→ **SOURCE RECORDS**
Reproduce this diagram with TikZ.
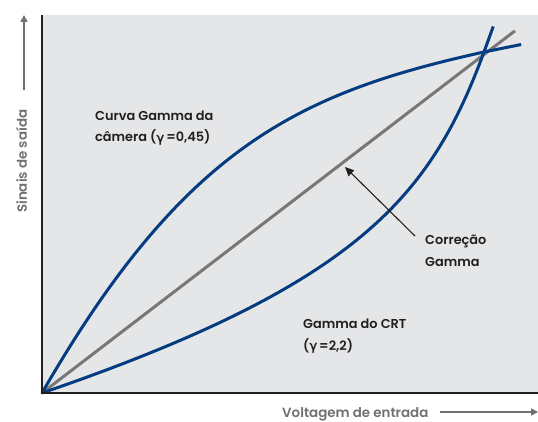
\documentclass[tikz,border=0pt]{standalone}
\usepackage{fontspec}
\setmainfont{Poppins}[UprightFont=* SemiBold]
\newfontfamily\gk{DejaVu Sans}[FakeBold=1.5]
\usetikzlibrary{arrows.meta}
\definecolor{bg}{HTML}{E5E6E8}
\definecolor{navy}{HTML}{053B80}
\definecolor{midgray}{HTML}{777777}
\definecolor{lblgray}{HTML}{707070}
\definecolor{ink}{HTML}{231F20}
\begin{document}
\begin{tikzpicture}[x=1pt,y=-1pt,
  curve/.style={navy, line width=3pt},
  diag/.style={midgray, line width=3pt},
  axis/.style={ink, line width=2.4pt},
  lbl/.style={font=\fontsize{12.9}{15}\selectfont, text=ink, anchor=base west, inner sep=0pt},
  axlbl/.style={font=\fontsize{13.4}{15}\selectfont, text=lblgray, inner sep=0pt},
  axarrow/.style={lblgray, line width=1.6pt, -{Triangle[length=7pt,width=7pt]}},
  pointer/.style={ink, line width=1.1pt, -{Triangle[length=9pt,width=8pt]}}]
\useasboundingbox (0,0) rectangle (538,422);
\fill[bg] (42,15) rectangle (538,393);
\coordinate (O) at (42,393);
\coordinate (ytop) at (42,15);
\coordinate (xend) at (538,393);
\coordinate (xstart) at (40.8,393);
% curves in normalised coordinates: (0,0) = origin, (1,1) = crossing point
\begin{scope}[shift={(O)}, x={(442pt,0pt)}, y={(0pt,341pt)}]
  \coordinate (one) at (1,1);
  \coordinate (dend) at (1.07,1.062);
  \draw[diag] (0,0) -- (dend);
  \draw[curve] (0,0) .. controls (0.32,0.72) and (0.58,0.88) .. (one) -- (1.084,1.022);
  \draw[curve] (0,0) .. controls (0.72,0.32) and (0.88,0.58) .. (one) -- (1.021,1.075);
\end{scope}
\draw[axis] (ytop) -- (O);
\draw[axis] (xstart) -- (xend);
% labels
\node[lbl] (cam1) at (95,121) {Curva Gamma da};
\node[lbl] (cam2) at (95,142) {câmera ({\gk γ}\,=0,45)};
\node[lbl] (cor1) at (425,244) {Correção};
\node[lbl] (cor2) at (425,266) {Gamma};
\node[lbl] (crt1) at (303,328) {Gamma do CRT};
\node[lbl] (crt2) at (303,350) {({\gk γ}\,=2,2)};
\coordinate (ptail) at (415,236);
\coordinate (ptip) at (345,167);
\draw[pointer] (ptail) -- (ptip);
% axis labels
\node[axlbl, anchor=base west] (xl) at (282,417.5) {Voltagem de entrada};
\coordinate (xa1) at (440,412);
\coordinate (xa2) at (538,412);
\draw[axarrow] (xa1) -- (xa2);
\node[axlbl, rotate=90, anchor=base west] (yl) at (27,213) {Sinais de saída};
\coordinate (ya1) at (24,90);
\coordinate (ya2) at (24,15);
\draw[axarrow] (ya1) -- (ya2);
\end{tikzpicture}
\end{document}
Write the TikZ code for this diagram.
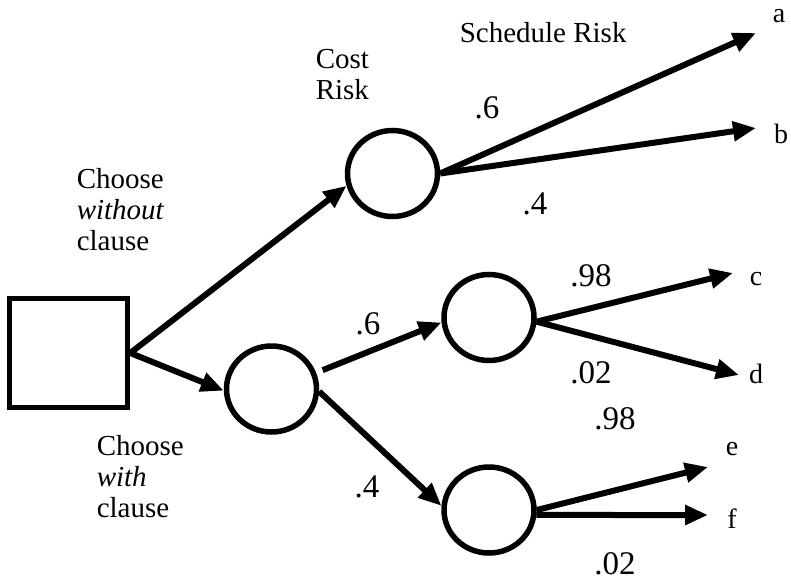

→ **EXERCISE**
From the records above, pull out each line that has "diagram".

→ **RESULT OF THIS EXERCISE**
Reproduce this diagram with TikZ.
Write the TikZ code for this diagram.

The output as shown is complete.